Wow. You just reminded me of the Moby Grape LP where the last track was a 1920s-style number that you were required to change to 78 rpm to hear properly. I’ve often suspected the band never took off just because of that.

I saw it as a satire of people who regard God as Cosmic Santa Claus.
Certainly the people who were repeating it ad nauseam, in much the way Monty Python routines later would be, thought it was funny.

Threads like this remind me of how much music I don’t buy. On the whole, I’m not sure if I’m missing out a little bit, or missing out a lot.

Also, I still don’t get Joe Cocker. Why do people like him?

Also also, in another one of these thread between the one linked previous and this one, I mentioned Livin’ It Up on Drawing Dead, but I’ll mention it again because I really love that album, and I really hate that song. The week after I bought it, I deleted it off my computer and never looked back.

Not to continue this hijack, though I am, think of him as a “song stylist,” like Sinatra. They both have a je ne c’est qua way with a song that makes it better than when it is sung by a better singer. Later Beatles albums—you know, when they started to suck—were like demos from which Cocker would choose his next brilliant release.

On Bowie’s Heathen (2002), tracks 2 (Cactus) and 3 (Slip Away) are pretty horrible.
The rest of the album is some of his best music in years.
One of the bonus tracks is a remix by Moby of the first track (Sunday) and it is really great.

Is the Joe Cocker in your alternate reality the same one as in mine?

Because we like his singing. There’s not that much to explain- sometimes he sounds tortured but I think it’s powerful stuff. While I disagree that the Beatles’ later output sucks, I do think Cocker did a lot of great versions of their songs and I think nobody else did more and better Beatles covers.

Ah! Guy! Blasphemy. Fitter Happier perfectly fits OK Computer. The one song that doesn’t is Electioneering. A good song, and I like it. But it doesn’t quite jive on the album. Fitter Happier does.

…just my opinion.

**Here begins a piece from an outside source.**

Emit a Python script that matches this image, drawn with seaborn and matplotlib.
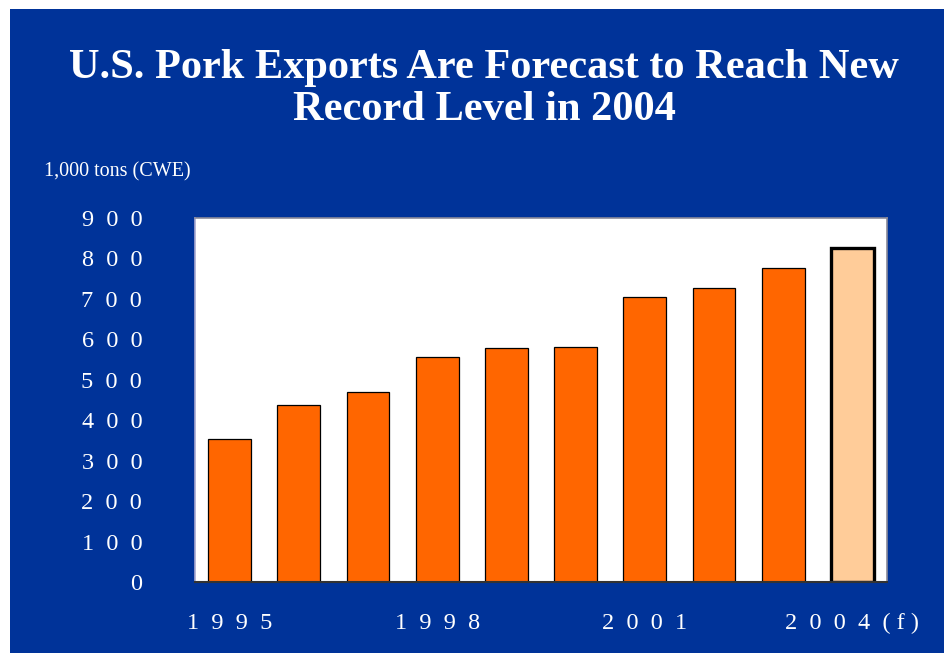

But OK Computer is damn near the perfect album, we can agree on that.

I’m not sure what you are saying here, could you please expound on the parallels between “Superman” and “Sloop John B”? I think REM’s “Superman” is a terrific pop song and does nothing to harm my favourite of their albums, and “Sloop John B” is in my opinion one of the few perfect pop tracks ever recorded.

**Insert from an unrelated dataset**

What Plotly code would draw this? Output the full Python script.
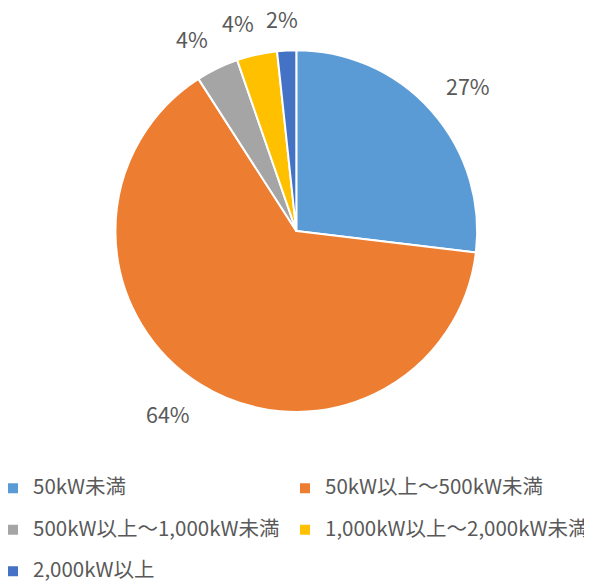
import math
import plotly.graph_objects as go

categories = ["50kW未満", "50kW以上～500kW未満", "500kW以上～1,000kW未満",
              "1,000kW以上～2,000kW未満", "2,000kW以上"]
shares = [26.9, 64.0, 3.8, 3.6, 1.7]
colors = ["#5B9BD5", "#ED7D31", "#A5A5A5", "#FFC000", "#4472C4"]

FONT = "Noto Sans CJK JP, Noto Sans, sans-serif"
TXT = "#595959"
W, H = 595, 583
DOM_X = [0.194, 0.802]
DOM_Y = [0.2933, 0.9142]

# leading empty line + bottom valign gives taller legend rows with the text on the lower line
legend_labels = [f'<br><span style="font-size:20.5px">{c}</span>' for c in categories]

fig = go.Figure(go.Pie(
    labels=legend_labels,
    values=shares,
    sort=False,
    direction="clockwise",
    rotation=0,
    marker=dict(colors=colors, line=dict(color="white", width=2)),
    textinfo="none",
    hoverinfo="skip",
    domain=dict(x=DOM_X, y=DOM_Y),
))

# percentage labels placed outside the end of each slice (derived from the values)
cx = (DOM_X[0] + DOM_X[1]) / 2 * W
cy = (1 - (DOM_Y[0] + DOM_Y[1]) / 2) * H
R = min((DOM_X[1] - DOM_X[0]) * W, (DOM_Y[1] - DOM_Y[0]) * H) / 2
total = sum(shares)
cum = 0.0
LABEL_R = R + 19
for v in shares:
    mid = (cum + v / 2) / total * 2 * math.pi
    cum += v
    ux, uy = math.sin(mid), -math.cos(mid)
    txt = f"{round(v / total * 100)}%"
    tw = 11 * len(txt) + 11
    th = 26
    sx = math.copysign(min(1.0, abs(ux) * 4), ux)
    sy = math.copysign(min(1.0, abs(uy) * 4), uy)
    px = cx + LABEL_R * ux + sx * tw / 2
    py = cy + LABEL_R * uy + sy * th / 2
    fig.add_annotation(
        x=px / W, y=1 - py / H, xref="paper", yref="paper",
        text=txt, showarrow=False, xanchor="center", yanchor="middle",
        font=dict(size=21.5, color=TXT, family=FONT),
    )

fig.update_layout(
    width=W, height=H,
    margin=dict(l=0, r=0, t=0, b=0, autoexpand=False),
    paper_bgcolor="white",
    plot_bgcolor="white",
    showlegend=True,
    legend=dict(
        orientation="h",
        x=0, xanchor="left",
        y=1 - 453 / H, yanchor="top",
        indentation=-7,
        entrywidth=254, entrywidthmode="pixels",
        valign="bottom",
        font=dict(size=14.8, color=TXT, family=FONT),
        traceorder="normal",
    ),
)

fig.write_html("out.html", config={"displayModeBar": False},
               post_script="document.body.style.margin='0px';")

On otherwise coherent (musically, lyrically) albums consisting of a collection of original songs, they are both cover tunes that were sort of tacked on, I think at the suggestion (or even insistence) of one member of the group.

And they’re both a pleasure to hear the first few times – catchy melodies, nice harmonies, simple lyrics… (and SJB does have that pioneering a capella break)…but a majority of fans eventually see them as (harmless) intrusions in a work of art.

YMMV, and that’s fine!

Yep, we will have to agree to disagree. While Sloop John B is a cover, Brian Wilson absolutely put his own stamp on it and it’s arrangement and sound fit perfectly on Pet Sounds in my opinion. Lyrically it may be simple, thematically it may seem out of place, but I think in term of the overall album it fits really well. I am interested to hear your opinion as it is always interesting to hear what others think, but saying “the majority of fans see the track as an intrusion on a work of art” is a pretty bold statement to make without any cite. Also, I would love to see a cite for the track being included at the “insistence of one member of the group.”

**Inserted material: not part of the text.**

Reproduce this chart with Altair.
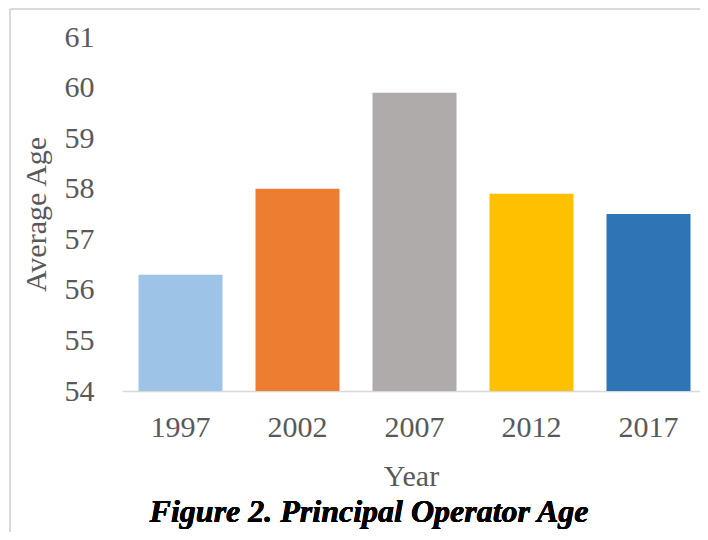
import altair as alt
import pandas as pd

years = ["1997", "2002", "2007", "2012", "2017"]
ages = [56.3, 58.0, 59.9, 57.9, 57.5]
colors = ["#9DC3E6", "#ED7D31", "#AFABAB", "#FFC000", "#2E75B6"]
figure_title = "Figure 2. Principal Operator Age"

df = pd.DataFrame({"Year": years, "Age": ages})

FONT = "Liberation Serif"

bars = alt.Chart(df).mark_bar(clip=True).encode(
    x=alt.X("Year:N", sort=years,
            scale=alt.Scale(paddingInner=0.282, paddingOuter=0.111, align=0.635),
            axis=alt.Axis(title="Year", labelAngle=0, ticks=False,
                          domainColor="#d9d9d9", domainWidth=1.5,
                          labelPadding=21, titlePadding=19)),
    y=alt.Y("Age:Q", scale=alt.Scale(domain=[54, 61], nice=False, zero=False),
            axis=alt.Axis(title="Average Age", values=[54, 55, 56, 57, 58, 59, 60, 61],
                          grid=False, domain=False, ticks=False,
                          labelPadding=28, titlePadding=13)),
    color=alt.Color("Year:N", scale=alt.Scale(domain=years, range=colors), legend=None),
)

border_left = alt.Chart(df).mark_rule(color="#d9d9d9", strokeWidth=1.5).encode(
    x=alt.value(-112), y=alt.value(-28), y2=alt.value(520)
)
border_top = alt.Chart(df).mark_rule(color="#d9d9d9", strokeWidth=1.5).encode(
    x=alt.value(-112), x2=alt.value(600), y=alt.value(-28)
)

title_text = alt.Chart(df).mark_text(
    text=figure_title, font=FONT, fontSize=32, fontWeight="bold",
    fontStyle="italic", color="#000000", align="center", baseline="alphabetic"
).encode(x=alt.value(247), y=alt.value(485))

chart = alt.layer(border_left, border_top, bars, title_text).properties(
    width=578, height=354,
    autosize=alt.AutoSizeParams(type="none"),
    padding={"left": 114, "top": 29, "right": 0, "bottom": 141},
).configure_view(stroke=None).configure_axis(
    labelFont=FONT, titleFont=FONT, labelFontSize=30, titleFontSize=30,
    labelColor="#595959", titleColor="#595959", titleFontWeight="normal",
)

chart.save("out.html", embed_options={"renderer": "svg", "actions": False})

As far as Superman goes, I think it does stand out somewhat as a cover and a lot fluffier than the rest of the album. It’s still catchy as hell and fun to dance to and I have never skipped it in listening to Life’s Rich Pagent. So I’ll concede that one if you like.

Great, now I feel like I have to defend Electioneering:stuck_out_tongue:

I think it’s right for the record, it’s just in the wrong place, after the album has calmed down from it’s frenetic opening. If you put it after Paranoid Android or Subterranean Homesick Alien, it’s not going to seem as ‘jarring’, but once the album has settled in, it sticks out like a sore thumb.

End hijack.

And: he composed (arranged), rehearsed, and recorded the instrumental track in an amazingly short time. A day or so, IF memory serves. Doing the same for the vocals took longer.

Upon returning to this thread I see in TrecherousCretin’s post that I have sinned against the apostrophe gods. In my defense the iPhone autocorrects to “it’s” and my level of vigilance is not that high. Particularly when suffering from a debilitating hangover.

The Beach Boys’ Al Jardine, who was a keen folk music fan, suggested to Brian Wilson that the Beach Boys should do a cover version of “Sloop John B.” As Jardine explains:

“Brian was at the piano. I asked him if I could sit down and show him something. I laid out the chord pattern for ‘Sloop John B.’ I said, ‘Remember this song?’ I played it. He said, ‘I’m not a big fan of the Kingston Trio.’ He wasn’t into folk music. But I didn’t give up on the idea. So what I did was to sit down and play it for him in the Beach Boys idiom. I figured if I gave it to him in the right light, he might end up believing in it. So I modified the chord changes so it would be a little more interesting. The original song is basically a three-chord song, and I knew that wouldn’t fly. So I put some minor changes in there, and it stretched out the possibilities from a vocal point of view. Anyway, I played it, walked away from the piano and we went back to work. The very next day, I got a phone call to come down to the studio. Brian played the song for me, and I was blown away. The idea stage to the completed track took less than 24 hours.”[4]
Choosing the lead vocalist

Al Jardine then explains that Brian "then lined us up one at a time to try out for the lead vocal. I had naturally assumed I would sing the lead, since I had brought in the arrangement. It was like interviewing for a job. Pretty funny. He didn’t like any of us. My vocal had a much more mellow approach because I was bringing it from the folk idiom. For the radio, we needed a more rock approach. Brian and Mike ended up singing it…

– from Wikipedia

(I’ll change my “most fans…” comment to “some fans…”)

(As for the "most

You know, I think you might be right. Like I said - I like Electioneering as a song. After Paranoid Android I think it would fit.

We’re splitting hairs here on one of the best albums ever. I think we can agree on that :smiley:

“Don’t Stop” on “The Stone Roses” by, err, “The Stone Roses”. Whenever they did that backwards crap (it appeared a lot on B-sides) it just sounded like shit.

I always hated it when Spiritualized put on their punk hat. They seem to do it once - or twice - an album.

NO WAY!!! That song is amazing. I’d even venture so far as to call it the best song on that record.